Alponsine Mukamurenzi from Base sector, Rulindo district had been surviving on pottery for many years, but the money she earned from it was barely enough to get food on the table. "My husband and I were always busy making pots, but we didn't manage to get out of poverty," the mother of 3 recalls.
So she had to work for neighbors in order to provide for the family's basic needs such as clothing to food.
It was in 2008 that Mukamurenzi became convinced that the only way out would be to work with others, and she joined the sewing cooperative Ambara uberwe. It was indeed a turning point.
"Today, I do not only manage to get my family's food, but I also think about other activities that can help me improve my living conditions," she says. "I can get Frw 20,000 at the end of the month and managed to buy a goat that gives me manure to fertilize my field."
As the cooperative is getting bigger and better equipped, Mukamurenzi is also honing her sewing skills. In meantime, she manages to engage in other activities like tomato trading.
Mukamurenzi's new lease of life is due to the support her cooperative gets from the Project for the Socio-Economic and Cultural Development of the Northern Province (PADSEC-NP in its French abbreviation), a joint project funded by the governments of Rwanda and Belgium.
The project has also benfitted Pierre Celestin Niyonsaba from Nemba sector in Burera district, who is member of the maize-processing cooperative Dutsindubujiji. By milling maize into flour, they do not provide flour of good quality to their neighbors, but also they make a lot of money for themselves.
"The cooperative has been helping us to pay for school fees for our children and some have already completed their studies," Niyonsaba says, adding that the cooperative has not only been helping them earn money, but also overcome loneliness as many of them are widows and widowers.

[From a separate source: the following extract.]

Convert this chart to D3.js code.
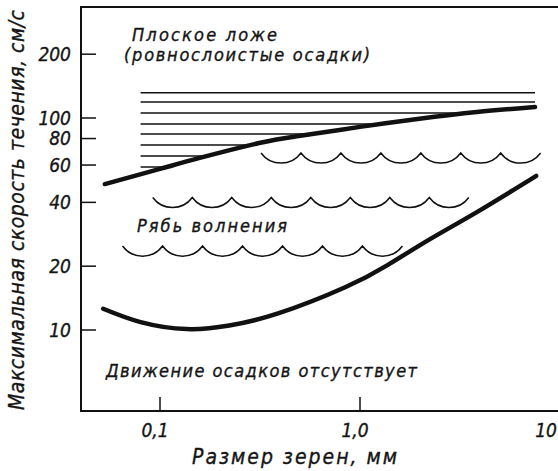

Those are just two of numerous cooperatives that have been improving living conditions, thanks to PADSEC-NP initiative. Deogratias Kabagamba, the executive secretary of the Northern Province, explains that the project was conceived as a means to help people develop themselves in the process of eradicating poverty.
He says the project helps the beneficiaries not only by increasing their income, but also by letting them learn from others through the cooperatives. The initiative provides the associations not only with financial support, but also with some managerial skills to run their activities.
Launched in 2009, the project is operating in all districts of the Northern Province so as to achieve a sustainable development by strengthening the social fabric and also the reconciliation process (for example, it has also financed the construction of a memorial site in Rusiga sector in Rulindo).
The four-year project, to which Belgium through its development agency BTC contributes €4 million and the government of Rwanda €60,960, finances the initiatives of non-governmental actors on the basis of their involvement in reconciliation and the fight against poverty. The activities range from the agaseke weaving to a recording studio for local artists, through a bakery and recycling of waste.
In addition, the project also contributes to the capacity development of local authorities.